I started the library thinking it would be all about books, but really it’s about community.
Specifically for me, it’s meant working with more than 200 people – 180 bookshelf-owners and 60 regular and ad-hoc librarians – and countless other people who’re interested in the library, who want to work with us, or who’d like to use the library to connect with their communities.
Even though I sometimes believe I stumbled into this community-building thing with the library, I realize it’s what I’ve been doing since forever.
In 2012 I was hosting a weekly two-hour radio show. The listeners of my show and I were passionately – if quite introvertedly – organized around our shared interests of music, literature, the beatniks, Leonard Cohen’s poetry and his mysticism, and the cozy liminal can’t-quite-put-your-finger-to-it magic of late-night radio. We connected in those days through, of all things, our radio station’s SMS system. It was an archaic but oddly moving way of communicating with each other.
The cafe I started as a 20-year-old also attracted a certain group of people. I think many of them were seeking out alternative spaces in which they could be more themselves, whatever that meant, during a time when Singaporean society was shifting beyond survival. The young people of that time had a lot of burning new questions that needed answering, and they were hungry to meet people who could even begin to understand these questions.
But this library is a little different. I think it’s got to do with the stake people have in it. Our volunteer librarians can shape how the library is run.
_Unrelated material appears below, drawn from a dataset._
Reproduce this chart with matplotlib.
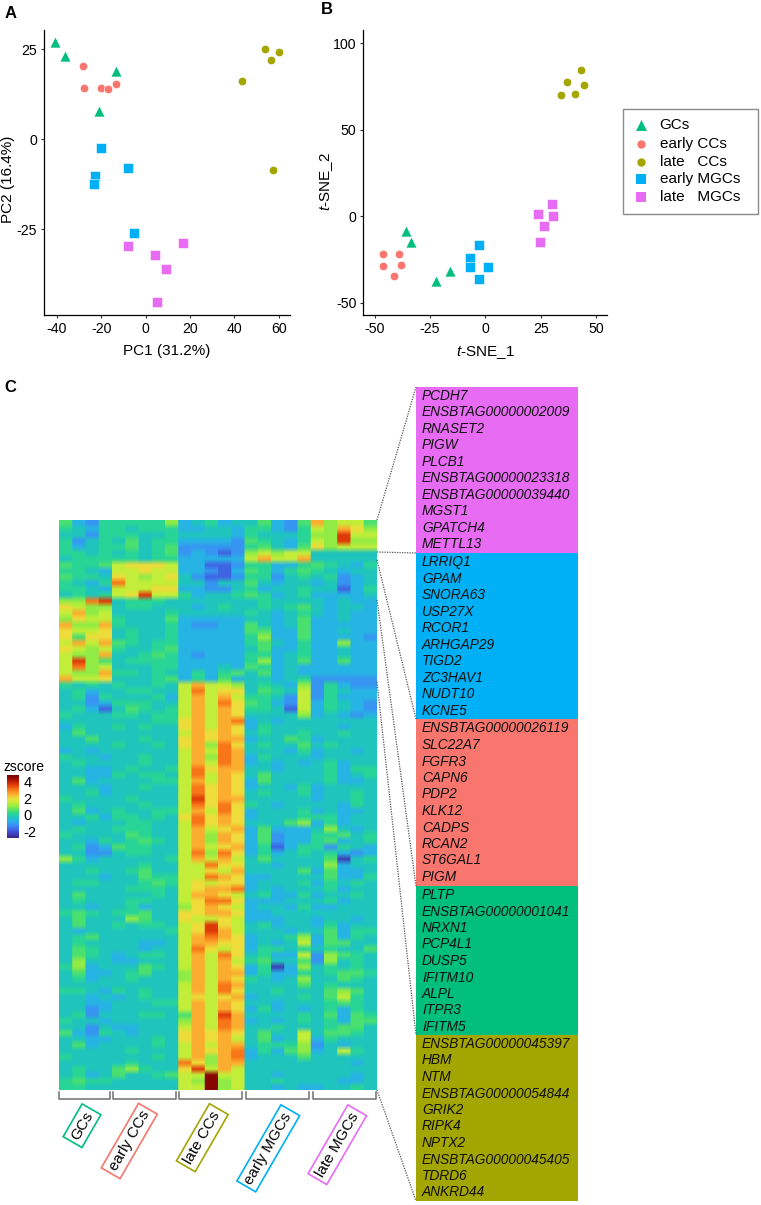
import numpy as np
import matplotlib
matplotlib.use("Agg")
import matplotlib.pyplot as plt
from matplotlib.colors import LinearSegmentedColormap, Normalize
from matplotlib.patches import Rectangle

plt.rcParams['font.family'] = ['Liberation Sans', 'DejaVu Sans']
plt.rcParams['mathtext.fontset'] = 'custom'
plt.rcParams['mathtext.it'] = 'Liberation Sans:italic'
plt.rcParams['mathtext.rm'] = 'Liberation Sans'
plt.rcParams['axes.unicode_minus'] = False

W, H = 761, 1205

# ------------------------------------------------------------------ data
groups = ['GCs', 'early CCs', 'late   CCs', 'early MGCs', 'late   MGCs']
heat_labels = ['GCs', 'early CCs', 'late CCs', 'early MGCs', 'late MGCs']
colors = ['#00BF7D', '#F8766D', '#A3A500', '#00B0F6', '#E76BF3']
markers = ['^', 'o', 'o', 's', 's']
sizes = [62, 36, 36, 46, 46]

pc1 = [[-40.6, -36.1, -13.3, -21.1],
       [-28.3, -27.6, -19.9, -16.9, -13.5],
       [53.6, 56.4, 60.1, 43.2, 57.2],
       [-19.9, -8.1, -22.8, -23.4, -5.2],
       [-7.9, 4.4, 17.0, 9.3, 5.3]]
pc2 = [[27.0, 23.2, 19.0, 7.8],
       [20.5, 14.3, 14.3, 13.9, 15.5],
       [25.0, 22.0, 24.2, 16.1, -8.4],
       [-2.3, -8.0, -10.3, -12.5, -26.0],
       [-29.6, -32.1, -28.9, -36.0, -45.2]]
tsne1 = [[-36.0, -33.7, -16.0, -22.3],
         [-46.2, -39.2, -46.2, -38.1, -41.4],
         [43.4, 37.0, 44.6, 40.4, 34.2],
         [-2.7, -7.1, -6.9, 1.4, -2.7],
         [30.3, 23.9, 30.4, 26.4, 24.5]]
tsne2 = [[-8.7, -14.8, -31.4, -37.2],
         [-21.6, -21.6, -28.7, -28.1, -34.7],
         [84.6, 77.5, 75.6, 70.8, 69.8],
         [-16.8, -23.9, -29.1, -29.1, -36.2],
         [6.9, 1.3, 0.2, -5.8, -14.7]]

magenta_genes = ['PCDH7', 'ENSBTAG00000002009', 'RNASET2', 'PIGW', 'PLCB1',
                 'ENSBTAG00000023318', 'ENSBTAG00000039440', 'MGST1', 'GPATCH4', 'METTL13']
blue_genes = ['LRRIQ1', 'GPAM', 'SNORA63', 'USP27X', 'RCOR1', 'ARHGAP29', 'TIGD2',
              'ZC3HAV1', 'NUDT10', 'KCNE5']
salmon_genes = ['ENSBTAG00000026119', 'SLC22A7', 'FGFR3', 'CAPN6', 'PDP2', 'KLK12',
                'CADPS', 'RCAN2', 'ST6GAL1', 'PIGM']
green_genes = ['PLTP', 'ENSBTAG00000001041', 'NRXN1', 'PCP4L1', 'DUSP5', 'IFITM10',
               'ALPL', 'ITPR3', 'IFITM5']
olive_genes = ['ENSBTAG00000045397', 'HBM', 'NTM', 'ENSBTAG00000054844', 'GRIK2',
               'RIPK4', 'NPTX2', 'ENSBTAG00000045405', 'TDRD6', 'ANKRD44']

# z-score levels, one per hex digit in the heat rows
z_levels = [-2.4, -1.8, -1.2, -0.7, -0.3, 0.1, 0.5, 1.0, 1.5, 2.0, 2.5, 3.1, 3.7, 4.6]

# columns: GCs(4) earlyCC(5) lateCC(5) earlyMGC(5) lateMGC(5)
heat_rows = [
    "6325 55557 34534 46326 A7886",
    "5435 54555 33443 55325 87A97",
    "4425 55445 44443 54445 77C88",
    "5245 46455 33332 65435 87C77",
    "5345 56456 22222 56436 97888",
    "5545 45456 23212 78788 44444",
    "4555 55455 33333 8A88A 44444",
    "6556 89998 33112 55335 65435",
    "5543 88988 33213 65356 54344",
    "6554 98789 42112 55245 45234",
    "5435 B8888 44244 64344 34234",
    "5543 88899 33224 53445 44135",
    "4545 89C88 53445 65345 33334",
    "77BC 45554 44444 45444 43433",
    "9877 45544 43454 45456 43443",
    "8A78 44445 44444 54345 43433",
    "7988 54446 33333 44346 33433",
    "A77A 54445 32233 64346 33333",
    "9889 45445 33333 66336 33433",
    "9699 45445 33333 57336 33332",
    "8A8A 65455 33333 56435 33733",
    "9878 54456 33333 46335 33433",
    "877A 44565 32333 55345 33433",
    "8C76 45555 33333 57346 33633",
    "8B78 44455 33343 65343 33333",
    "877A 55454 35356 46343 33333",
    "A889 44456 35363 44345 22222",
    "5454 54454 8A887 45437 25322",
    "4534 45544 8B899 46548 25433",
    "4525 44453 8A8A8 55428 25333",
    "4423 55544 8A8B9 65328 35432",
    "4531 46545 8A8A9 55418 35432",
    "5444 55455 8A8A9 44447 34323",
    "4444 44455 9A8AB 34344 44444",
    "3544 54544 9A8A9 35444 44344",
    "4644 44444 8A9A9 45445 44544",
    "4464 44544 9A9AA 34465 34444",
    "4444 54454 9A7B9 45446 45444",
    "3434 44444 8A8BA 44435 34434",
    "5443 44544 8A7BA 35444 34444",
    "4544 44544 8A8BA 34343 45344",
    "4433 45445 8B9AA 44344 45355",
    "4433 54554 8B8A9 46444 45345",
    "4634 44455 8A8A9 36444 45334",
    "4443 44544 8B9A9 34435 34444",
    "4453 44444 8B9A9 45445 34454",
    "5444 45444 8C9AA 44444 34454",
    "4544 44544 8B9B9 54344 44354",
    "4634 54455 8A8B9 34445 34334",
    "4453 55454 9B9A9 34445 55344",
    "4344 45544 8B9A9 44467 35344",
    "4544 55544 8A89A 36333 47434",
    "5444 46544 8A7A9 36233 55645",
    "4435 45654 8A7A9 36233 56345",
    "4523 65544 8A89A 35135 52543",
    "4422 45544 8B7B9 35345 45323",
    "7534 44445 8A8A8 46444 46045",
    "4444 44544 88B99 44344 47344",
    "4454 45644 8898A 44446 36334",
    "4443 44655 88BA9 33444 46335",
    "4554 44565 89899 34445 35454",
    "4444 45554 89AAB 34344 45344",
    "4644 44454 8AA98 45335 34454",
    "4544 45544 89BB9 33344 45344",
    "4434 45344 79A98 34435 33444",
    "5654 55644 99AA9 33444 44444",
    "4644 47644 98898 33344 34434",
    "4644 54554 89C98 45344 35344",
    "4344 44445 89CA8 44434 46355",
    "4564 44444 8ABA9 34457 36354",
    "4544 44334 8AA99 34348 36644",
    "4654 44344 8B989 35545 45446",
    "4654 34554 8A8B9 45338 27654",
    "4744 33444 8A8A8 56446 27454",
    "5734 44654 8A8A9 35037 45454",
    "4633 45644 7A8AA 35335 45665",
    "4534 45444 7A8A9 54347 44654",
    "4444 44444 8A8BA 44446 45444",
    "5543 54544 8A8B9 44544 46764",
    "4434 34544 8989A 34445 46854",
    "4433 44455 8A8A9 44344 45654",
    "4423 44444 8A8A9 35343 45354",
    "4524 44554 6A8CA 44445 46365",
    "5443 44444 7A8BA 34345 45366",
    "4424 33444 8A8BA 44544 45664",
    "6325 43444 9A9A9 46448 46654",
    "4433 44454 9A9A8 46348 35444",
    "4634 44454 8A8AA 45557 24344",
    "4444 45444 8A9AB 35367 34854",
    "5444 44454 8A7AB 34446 44444",
    "4444 45444 B97AA 44444 44434",
    "4544 67544 9C8A8 44444 44444",
    "4534 64456 88D88 44344 44434",
    "5655 44444 87D78 44544 44334",
    "5544 44444 88D78 44343 34454",
]

# ------------------------------------------------------------------ helpers
fig = plt.figure(figsize=(W / 100, H / 100), dpi=100, facecolor='white')


def px_axes(left, top, right, bottom, **kw):
    return fig.add_axes([left / W, 1 - bottom / H, (right - left) / W, (bottom - top) / H], **kw)


def scatter_panel(ax, xs, ys, xlim, ylim, xticks, yticks, xlabel, ylabel, xlab_y, ylab_x, ylab_y):
    for x, y, c, m, s in zip(xs, ys, colors, markers, sizes):
        ax.scatter(x, y, c=c, marker=m, s=s, linewidths=0.4, edgecolors='white', zorder=3)
    ax.set_xlim(*xlim)
    ax.set_ylim(*ylim)
    ax.set_xticks(xticks)
    ax.set_yticks(yticks)
    ax.set_xticklabels([str(v) for v in xticks])
    ax.set_yticklabels([str(v) for v in yticks])
    ax.spines[['top', 'right']].set_visible(False)
    for sp in ('left', 'bottom'):
        ax.spines[sp].set_linewidth(0.9)
    ax.tick_params(length=2.5, width=0.8, labelsize=10.2, pad=2.5, color='#333333')
    ax.set_xlabel(xlabel, fontsize=11)
    ax.set_ylabel(ylabel, fontsize=11)
    ax.xaxis.set_label_coords(0.5, xlab_y)
    ax.yaxis.set_label_coords(ylab_x, ylab_y)


# ------------------------------------------------------------------ panels A, B
axA = px_axes(44, 30, 290, 315)
scatter_panel(axA, pc1, pc2, (-45.7, 65), (-48.8, 30.4), [-40, -20, 0, 20, 40, 60], [-25, 0, 25],
              'PC1 (31.2%)', 'PC2 (16.4%)', -0.103, -0.118, 0.475)

axB = px_axes(363.3, 30, 606.7, 315)
scatter_panel(axB, tsne1, tsne2, (-55.1, 54.8), (-57.1, 107.6), [-50, -25, 0, 25, 50], [-50, 0, 50, 100],
              r'$\mathit{t}$-SNE_1', r'$\mathit{t}$-SNE_2', -0.103, -0.116, 0.47)

# ------------------------------------------------------------------ heatmap
z_nodes = [-2.8, -2.0, -1.3, -0.7, -0.3, 0.1, 0.5, 1.0, 1.5, 2.0, 2.5, 3.1, 3.7, 4.3, 4.85]
z_cols = ['#3b2a8c', '#3f55dc', '#3a90f5', '#26b4e4', '#1fc6bb', '#28d497', '#4ae070', '#8fec45',
          '#c4ee38', '#eedc3a', '#fcae30', '#f87818', '#e03a08', '#a81004', '#700000']
zmin, zmax = z_nodes[0], z_nodes[-1]
cmap = LinearSegmentedColormap.from_list('z', [((v - zmin) / (zmax - zmin), c) for v, c in zip(z_nodes, z_cols)])
norm = Normalize(zmin, zmax)

matrix = np.array([[z_levels[int(ch, 16)] for ch in row.replace(' ', '')] for row in heat_rows])
axH = px_axes(59, 520, 377, 1090)
# columns are repeated so that the soft interpolation only blends between rows
im = axH.imshow(np.repeat(matrix, 13, axis=1), aspect='auto', cmap=cmap, norm=norm, interpolation='bilinear')
axH.set_axis_off()

# colour bar
cax = px_axes(6.7, 775, 19.3, 837.7)
cb = fig.colorbar(im, cax=cax, ticks=[4, 2, 0, -2])
cb.outline.set_visible(False)
cb.ax.tick_params(length=0, labelsize=10.5, pad=3)

# ------------------------------------------------------------------ overlay in pixel coordinates
ov = fig.add_axes([0, 0, 1, 1], zorder=5)
ov.set_xlim(0, W)
ov.set_ylim(H, 0)
ov.set_axis_off()
ov.patch.set_alpha(0)

for s, x, y in (('A', 5, 13), ('B', 321, 10), ('C', 4, 388)):
    ov.text(x, y, s, fontsize=12, fontweight='bold', ha='left', va='center')

ov.text(3, 767, 'zscore', fontsize=10, ha='left', va='center')

# legend box
ov.add_patch(Rectangle((622.7, 108.7), 135.6, 105.3, fc='white', ec='#8a8a8a', lw=1.0))
for name, c, m, s, y in zip(groups, colors, markers, sizes, (125, 144, 162, 179, 197)):
    ov.scatter([641], [y], c=c, marker=m, s=s, linewidths=0)
    ov.text(659.7, y, name, fontsize=11, ha='left', va='center')

# gene panels
panels = [(387, 553, colors[4], magenta_genes, 395.7),
          (553, 719, colors[3], blue_genes, 562.3),
          (719, 886, colors[1], salmon_genes, 728.5),
          (886, 1035, colors[0], green_genes, 895),
          (1035, 1201, colors[2], olive_genes, 1044)]
for top, bot, c, genes, first in panels:
    ov.add_patch(Rectangle((416, top), 162, bot - top, fc=c, ec='none'))
    for i, g in enumerate(genes):
        ov.text(422, first + i * 16.5, g, fontsize=9.9, style='italic', ha='left', va='center', color='#111111')

# connectors
for y0, y1 in ((520, 387), (552, 553), (560, 719), (600, 886), (682, 1035), (1090, 1201)):
    ov.plot([377, 416], [y0, y1], color='#555555', lw=0.9, ls=(0, (1, 1)))

# brackets
bx = [(59, 110), (112.7, 175.7), (179, 242.3), (246, 309.3), (312.7, 375.7)]
for x0, x1 in bx:
    ov.plot([x0, x0, x1, x1], [1091.7, 1099, 1099, 1091.7], color='#707070', lw=1.1)

# rotated group labels
for name, c, (x, y) in zip(heat_labels, colors,
                           ((82, 1125.7), (129.3, 1141), (202.3, 1137.7), (268.3, 1148.3), (337.3, 1144.7))):
    ov.text(x, y, name, rotation=60, rotation_mode='anchor', fontsize=11, ha='center', va='center',
            bbox=dict(boxstyle='square,pad=0.25', fc='white', ec=c, lw=1.2))

fig.savefig('out.png', dpi=100, facecolor='white')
Our bookshelf-owners alter the experience of the library every time they remove or add a book or a note to their shelf. We’re playing and creating together in real-time. Not only that, we have to work, and it’s this effortful, again, can’t-quite-put-your-finger-to-it thing of having to give of yourself, that creates a strong community.
I don’t mean that this community sees each other every day. But they nevertheless feel a sense of belonging to the space and to what has been built. They don’t want to see it disappear, and they will do quite a lot to keep it going. And the more they give and help, the more fulfilling it is to be part of this community.
To quote social explorer and committed community-builder Cormac Russell, community is indeed a verb, not a noun.
Having said that, all communities are important and much-needed, regardless of how they’re built. After all, everything is community-building. Even if I were alone in this world, I’d be building a community with my mind, my soul, and the trillions of cells in my body.
The desire for communion seems to be burned into the blueprint of our being, and maybe it’d be a mistake, for most of us, to not answer this call.